Optimal synthesis of a community-based off-grid polygeneration plant using fuzzy mixed integer linear programming model

Polygeneration provides an alternative approach for producing clean energy with enhanced overall thermodynamic efficiency, thus reducing environmental emissions and wastes. The growth of energy demand can be attributed to population growth together with the economic progress of developing countries. Such countries need to map out carbon-constrained growth trajectories that make intensive use of clean energy. In developing countries, there are still sites found in remote rural areas or islands which are still off-grid. Provision of electricity to such isolated communities is often problematic due to lack of economies of scale.

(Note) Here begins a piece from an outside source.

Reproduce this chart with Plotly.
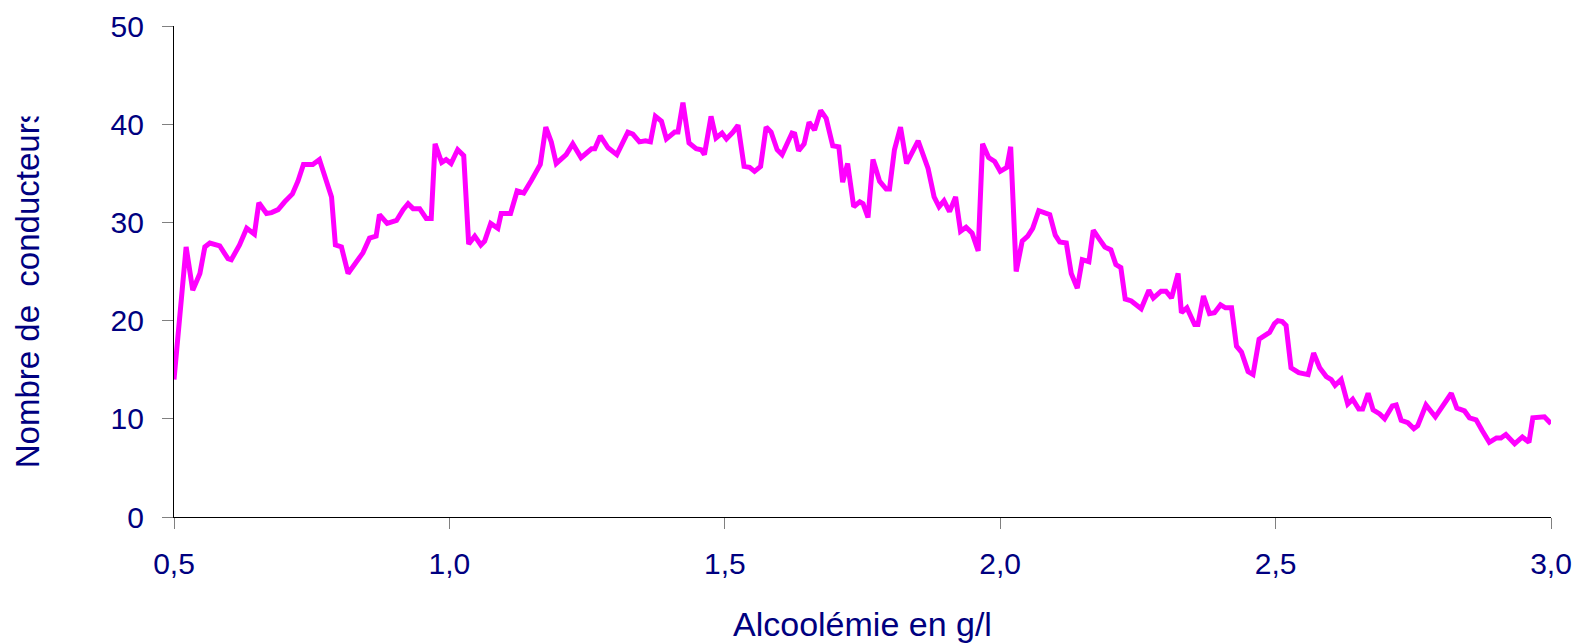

Most of the livelihood of citizens in these areas is mainly based on agriculture and fisheries, which requires basic utilities such as electricity, clean drinking water, and cooling or refrigeration to preserve the agricultural produce and fishery catch. Polygeneration systems offer an efficient means of satisfying the utility needs of such remote communities. Hence, this study is focused on the development of a model for the optimal synthesis of community-based off-grid polygeneration plants needed to supply the basic needs of electricity, potable water, and cooling. The proposed approach uses a fuzzy mixed integer linear programming (FMILP) formulation. A hypothetical but realistic case study of a community-based off-grid is used to demonstrate the model.